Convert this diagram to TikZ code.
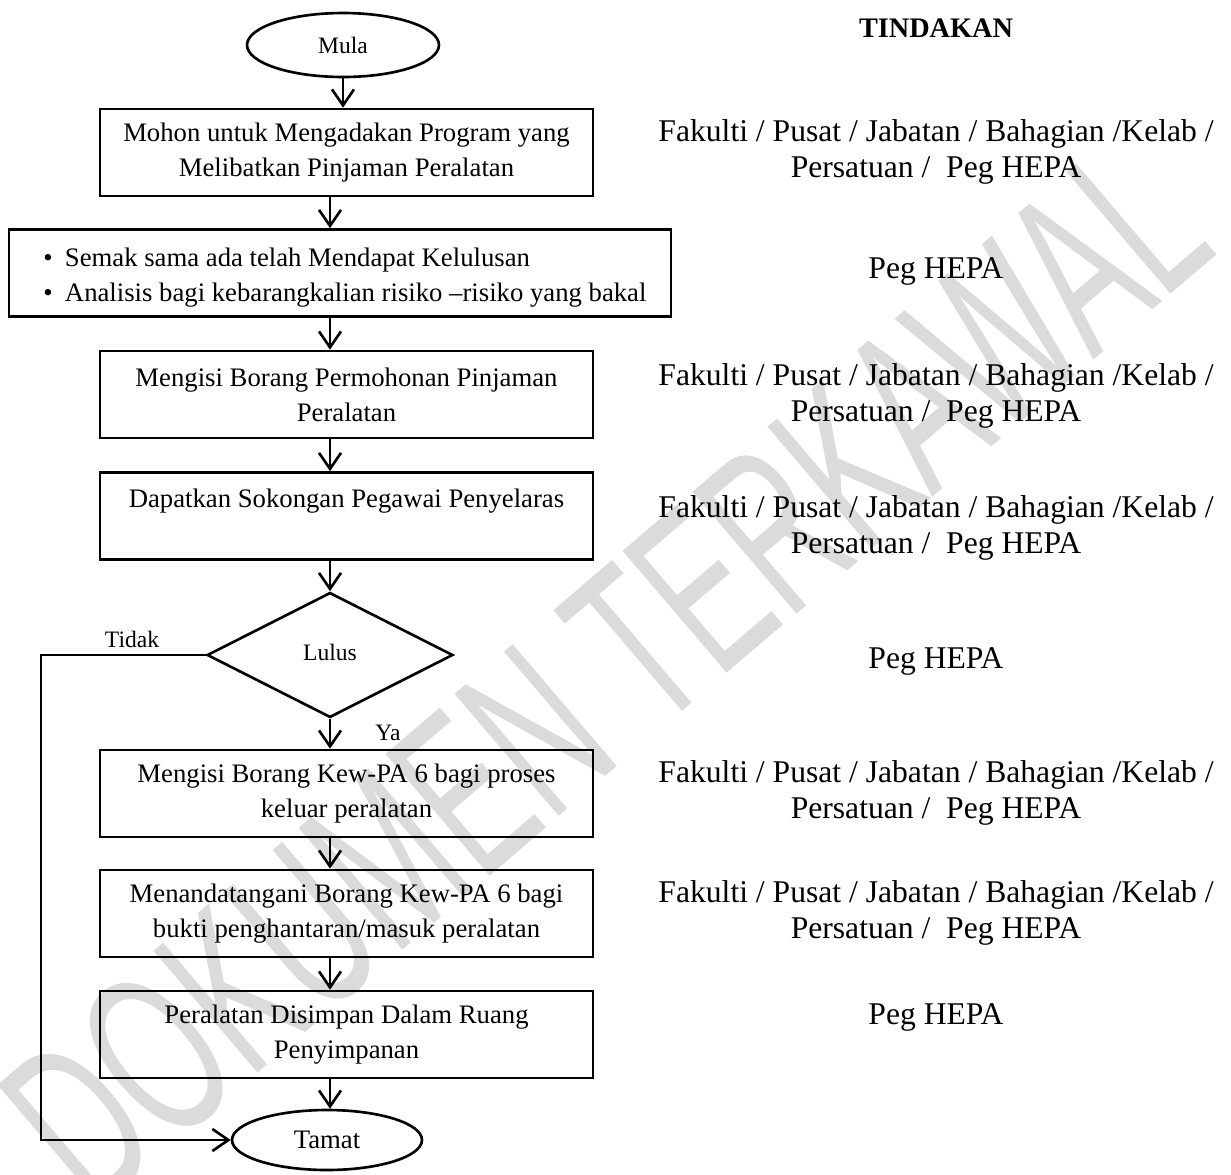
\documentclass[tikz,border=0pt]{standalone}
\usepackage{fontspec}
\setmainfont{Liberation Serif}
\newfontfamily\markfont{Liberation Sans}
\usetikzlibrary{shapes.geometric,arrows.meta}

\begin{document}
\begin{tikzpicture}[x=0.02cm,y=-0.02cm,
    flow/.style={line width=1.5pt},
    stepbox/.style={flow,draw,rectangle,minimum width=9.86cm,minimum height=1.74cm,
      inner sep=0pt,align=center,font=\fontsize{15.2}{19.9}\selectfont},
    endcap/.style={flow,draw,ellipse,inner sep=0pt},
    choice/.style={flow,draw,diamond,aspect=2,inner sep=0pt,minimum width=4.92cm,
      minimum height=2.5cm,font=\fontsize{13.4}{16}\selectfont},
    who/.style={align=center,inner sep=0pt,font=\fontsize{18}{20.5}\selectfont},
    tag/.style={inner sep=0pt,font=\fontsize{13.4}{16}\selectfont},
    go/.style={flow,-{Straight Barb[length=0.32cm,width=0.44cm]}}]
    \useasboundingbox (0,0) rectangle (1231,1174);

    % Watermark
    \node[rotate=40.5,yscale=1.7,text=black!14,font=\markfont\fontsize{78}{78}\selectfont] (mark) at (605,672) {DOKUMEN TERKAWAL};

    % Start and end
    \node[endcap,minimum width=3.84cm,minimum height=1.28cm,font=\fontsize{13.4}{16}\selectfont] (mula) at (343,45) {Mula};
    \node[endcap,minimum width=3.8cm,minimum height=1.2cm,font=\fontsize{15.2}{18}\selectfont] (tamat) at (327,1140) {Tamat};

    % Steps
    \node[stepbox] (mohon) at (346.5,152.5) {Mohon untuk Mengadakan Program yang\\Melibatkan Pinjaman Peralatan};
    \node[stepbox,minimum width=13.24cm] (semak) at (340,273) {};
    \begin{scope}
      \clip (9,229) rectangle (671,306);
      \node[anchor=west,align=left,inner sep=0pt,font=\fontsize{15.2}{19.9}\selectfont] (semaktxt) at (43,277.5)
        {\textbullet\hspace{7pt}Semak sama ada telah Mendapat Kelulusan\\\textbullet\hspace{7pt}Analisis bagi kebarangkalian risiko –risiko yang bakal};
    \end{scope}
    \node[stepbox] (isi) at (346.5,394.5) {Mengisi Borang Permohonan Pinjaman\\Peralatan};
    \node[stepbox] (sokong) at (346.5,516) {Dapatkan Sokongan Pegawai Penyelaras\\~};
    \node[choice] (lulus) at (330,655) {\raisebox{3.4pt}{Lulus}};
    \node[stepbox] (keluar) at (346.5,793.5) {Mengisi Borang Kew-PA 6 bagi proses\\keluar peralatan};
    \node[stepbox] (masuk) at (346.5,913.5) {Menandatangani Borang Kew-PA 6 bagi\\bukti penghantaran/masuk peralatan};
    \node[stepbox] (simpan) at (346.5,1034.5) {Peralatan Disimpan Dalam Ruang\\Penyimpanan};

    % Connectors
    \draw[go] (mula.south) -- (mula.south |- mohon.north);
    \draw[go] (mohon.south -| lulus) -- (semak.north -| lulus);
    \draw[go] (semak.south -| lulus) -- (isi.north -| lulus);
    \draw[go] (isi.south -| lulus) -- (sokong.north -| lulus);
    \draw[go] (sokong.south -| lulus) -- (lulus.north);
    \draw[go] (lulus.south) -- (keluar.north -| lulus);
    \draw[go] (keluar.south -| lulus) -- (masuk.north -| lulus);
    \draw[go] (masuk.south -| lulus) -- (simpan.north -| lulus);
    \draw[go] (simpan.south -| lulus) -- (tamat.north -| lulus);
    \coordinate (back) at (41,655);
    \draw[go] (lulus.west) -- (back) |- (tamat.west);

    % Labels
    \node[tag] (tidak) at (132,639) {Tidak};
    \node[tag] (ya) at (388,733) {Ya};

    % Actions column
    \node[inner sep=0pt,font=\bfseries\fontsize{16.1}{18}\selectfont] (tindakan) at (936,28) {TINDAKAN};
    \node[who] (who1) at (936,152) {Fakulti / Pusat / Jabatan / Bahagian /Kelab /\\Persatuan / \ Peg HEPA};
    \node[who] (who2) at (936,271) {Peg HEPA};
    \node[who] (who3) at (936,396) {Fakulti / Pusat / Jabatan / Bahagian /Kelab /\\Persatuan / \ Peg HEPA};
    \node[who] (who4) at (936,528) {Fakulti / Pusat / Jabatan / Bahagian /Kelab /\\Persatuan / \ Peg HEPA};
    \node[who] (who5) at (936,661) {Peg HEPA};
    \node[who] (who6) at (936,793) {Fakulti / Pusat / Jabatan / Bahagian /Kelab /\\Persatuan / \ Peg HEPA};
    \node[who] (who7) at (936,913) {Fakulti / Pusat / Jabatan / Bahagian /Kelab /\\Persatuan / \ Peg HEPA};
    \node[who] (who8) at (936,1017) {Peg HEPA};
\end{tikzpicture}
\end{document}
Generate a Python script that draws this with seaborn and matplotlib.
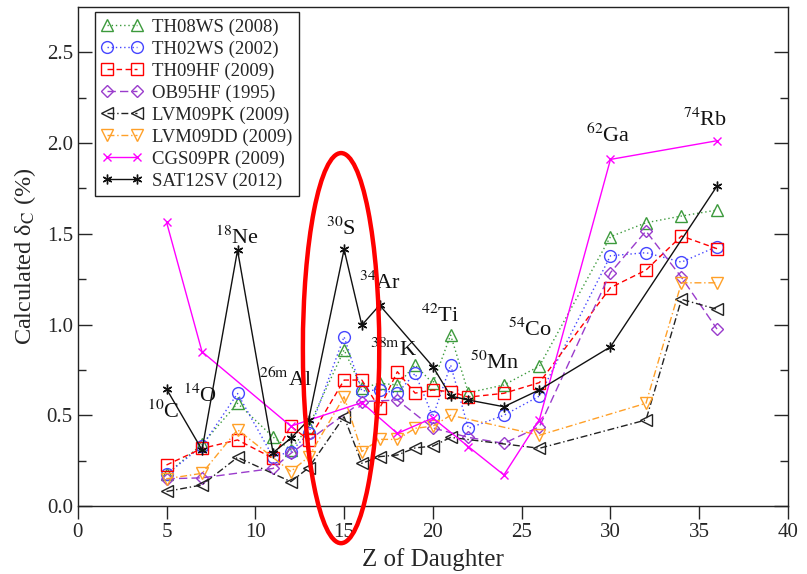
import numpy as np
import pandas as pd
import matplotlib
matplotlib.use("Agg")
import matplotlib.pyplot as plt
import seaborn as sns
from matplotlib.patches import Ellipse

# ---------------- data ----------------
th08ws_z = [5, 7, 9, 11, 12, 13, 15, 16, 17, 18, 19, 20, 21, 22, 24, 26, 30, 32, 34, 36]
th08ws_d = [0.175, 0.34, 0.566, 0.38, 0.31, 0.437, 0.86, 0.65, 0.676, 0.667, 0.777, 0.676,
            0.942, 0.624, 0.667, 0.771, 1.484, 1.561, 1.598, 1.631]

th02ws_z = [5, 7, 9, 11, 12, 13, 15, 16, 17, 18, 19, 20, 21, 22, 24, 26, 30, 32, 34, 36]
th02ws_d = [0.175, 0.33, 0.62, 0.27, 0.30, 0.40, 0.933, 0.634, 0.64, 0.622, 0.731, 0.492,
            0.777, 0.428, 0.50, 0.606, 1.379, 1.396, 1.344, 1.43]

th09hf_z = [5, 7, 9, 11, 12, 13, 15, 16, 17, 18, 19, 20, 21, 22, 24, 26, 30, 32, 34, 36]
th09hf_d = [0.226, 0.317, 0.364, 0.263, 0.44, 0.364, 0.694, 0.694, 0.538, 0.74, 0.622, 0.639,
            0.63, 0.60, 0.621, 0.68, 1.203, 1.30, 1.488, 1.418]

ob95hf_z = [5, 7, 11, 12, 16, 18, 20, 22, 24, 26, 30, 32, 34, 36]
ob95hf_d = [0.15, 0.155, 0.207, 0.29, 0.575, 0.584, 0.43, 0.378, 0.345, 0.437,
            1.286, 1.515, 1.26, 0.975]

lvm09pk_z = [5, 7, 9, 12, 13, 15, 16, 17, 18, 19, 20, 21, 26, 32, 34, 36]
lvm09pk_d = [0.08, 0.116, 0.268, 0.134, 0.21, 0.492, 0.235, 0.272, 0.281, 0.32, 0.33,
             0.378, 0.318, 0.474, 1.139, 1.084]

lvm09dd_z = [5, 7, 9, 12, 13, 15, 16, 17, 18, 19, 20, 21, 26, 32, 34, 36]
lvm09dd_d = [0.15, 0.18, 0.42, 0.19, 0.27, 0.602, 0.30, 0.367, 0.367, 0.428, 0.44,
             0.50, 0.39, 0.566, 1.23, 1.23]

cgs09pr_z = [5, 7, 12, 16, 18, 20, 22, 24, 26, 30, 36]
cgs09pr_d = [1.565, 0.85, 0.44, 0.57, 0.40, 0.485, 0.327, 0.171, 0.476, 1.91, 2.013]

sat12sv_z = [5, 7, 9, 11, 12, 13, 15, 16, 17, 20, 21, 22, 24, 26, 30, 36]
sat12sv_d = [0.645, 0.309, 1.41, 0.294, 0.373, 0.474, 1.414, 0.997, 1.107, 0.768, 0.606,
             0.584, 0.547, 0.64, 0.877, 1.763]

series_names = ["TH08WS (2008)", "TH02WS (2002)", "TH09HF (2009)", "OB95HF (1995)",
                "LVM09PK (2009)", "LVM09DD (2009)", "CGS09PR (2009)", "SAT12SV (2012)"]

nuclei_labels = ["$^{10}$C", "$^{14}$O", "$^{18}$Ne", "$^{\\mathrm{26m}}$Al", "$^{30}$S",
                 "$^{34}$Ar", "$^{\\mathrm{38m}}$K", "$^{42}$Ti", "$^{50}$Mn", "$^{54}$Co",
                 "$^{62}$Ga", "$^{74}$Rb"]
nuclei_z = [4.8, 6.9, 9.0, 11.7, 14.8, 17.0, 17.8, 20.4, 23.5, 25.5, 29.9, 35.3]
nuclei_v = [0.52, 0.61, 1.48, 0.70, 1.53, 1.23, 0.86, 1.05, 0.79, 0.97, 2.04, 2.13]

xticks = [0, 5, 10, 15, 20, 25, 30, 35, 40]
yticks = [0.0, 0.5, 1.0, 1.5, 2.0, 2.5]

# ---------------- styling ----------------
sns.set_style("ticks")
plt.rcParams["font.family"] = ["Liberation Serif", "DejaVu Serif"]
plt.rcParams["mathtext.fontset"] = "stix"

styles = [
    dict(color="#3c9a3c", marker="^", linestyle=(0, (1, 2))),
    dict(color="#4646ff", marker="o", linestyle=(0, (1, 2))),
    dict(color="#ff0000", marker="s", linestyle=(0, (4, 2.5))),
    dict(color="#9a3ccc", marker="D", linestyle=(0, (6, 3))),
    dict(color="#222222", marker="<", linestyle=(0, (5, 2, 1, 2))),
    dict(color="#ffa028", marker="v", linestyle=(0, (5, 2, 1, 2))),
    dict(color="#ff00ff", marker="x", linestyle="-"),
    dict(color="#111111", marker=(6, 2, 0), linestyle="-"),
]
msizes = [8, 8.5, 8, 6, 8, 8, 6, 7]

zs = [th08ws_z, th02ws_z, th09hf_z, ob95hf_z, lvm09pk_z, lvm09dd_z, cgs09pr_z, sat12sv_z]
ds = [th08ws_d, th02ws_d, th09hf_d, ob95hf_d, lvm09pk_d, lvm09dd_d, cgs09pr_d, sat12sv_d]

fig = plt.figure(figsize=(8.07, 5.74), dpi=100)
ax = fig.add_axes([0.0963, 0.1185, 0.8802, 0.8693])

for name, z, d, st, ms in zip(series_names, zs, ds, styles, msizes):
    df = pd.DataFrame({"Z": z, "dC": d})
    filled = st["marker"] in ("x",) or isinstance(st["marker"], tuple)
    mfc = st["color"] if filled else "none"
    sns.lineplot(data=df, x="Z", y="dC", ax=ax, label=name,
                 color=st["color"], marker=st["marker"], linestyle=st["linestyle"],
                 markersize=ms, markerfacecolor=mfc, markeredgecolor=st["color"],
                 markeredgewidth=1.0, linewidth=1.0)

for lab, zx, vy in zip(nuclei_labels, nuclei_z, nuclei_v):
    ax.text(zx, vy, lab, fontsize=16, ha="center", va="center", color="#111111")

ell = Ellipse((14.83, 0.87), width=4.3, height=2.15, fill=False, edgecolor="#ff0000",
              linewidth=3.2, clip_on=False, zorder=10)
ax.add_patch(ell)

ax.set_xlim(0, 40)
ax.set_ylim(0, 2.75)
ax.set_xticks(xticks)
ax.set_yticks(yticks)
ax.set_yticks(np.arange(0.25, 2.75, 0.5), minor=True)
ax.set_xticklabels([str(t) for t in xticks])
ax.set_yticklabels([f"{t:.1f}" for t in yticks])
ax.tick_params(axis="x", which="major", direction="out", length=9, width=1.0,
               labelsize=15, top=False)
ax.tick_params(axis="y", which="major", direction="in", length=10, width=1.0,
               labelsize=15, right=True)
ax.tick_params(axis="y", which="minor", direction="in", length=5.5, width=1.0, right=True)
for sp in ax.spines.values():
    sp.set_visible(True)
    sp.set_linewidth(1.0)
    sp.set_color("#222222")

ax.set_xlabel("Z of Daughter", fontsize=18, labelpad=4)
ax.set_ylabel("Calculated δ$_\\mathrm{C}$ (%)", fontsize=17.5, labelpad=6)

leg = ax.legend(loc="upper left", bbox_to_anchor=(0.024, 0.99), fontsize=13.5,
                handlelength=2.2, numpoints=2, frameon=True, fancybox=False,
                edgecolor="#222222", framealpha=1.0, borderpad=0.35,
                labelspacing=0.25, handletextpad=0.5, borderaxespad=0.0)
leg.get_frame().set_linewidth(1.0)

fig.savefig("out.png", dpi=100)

━━━

**Task directions**.
List each line holding the string "matplotlib".

**Exercise result**.
Generate a Python script that draws this with seaborn and matplotlib.
import matplotlib
matplotlib.use("Agg")
import matplotlib.pyplot as plt
from matplotlib.patches import Ellipse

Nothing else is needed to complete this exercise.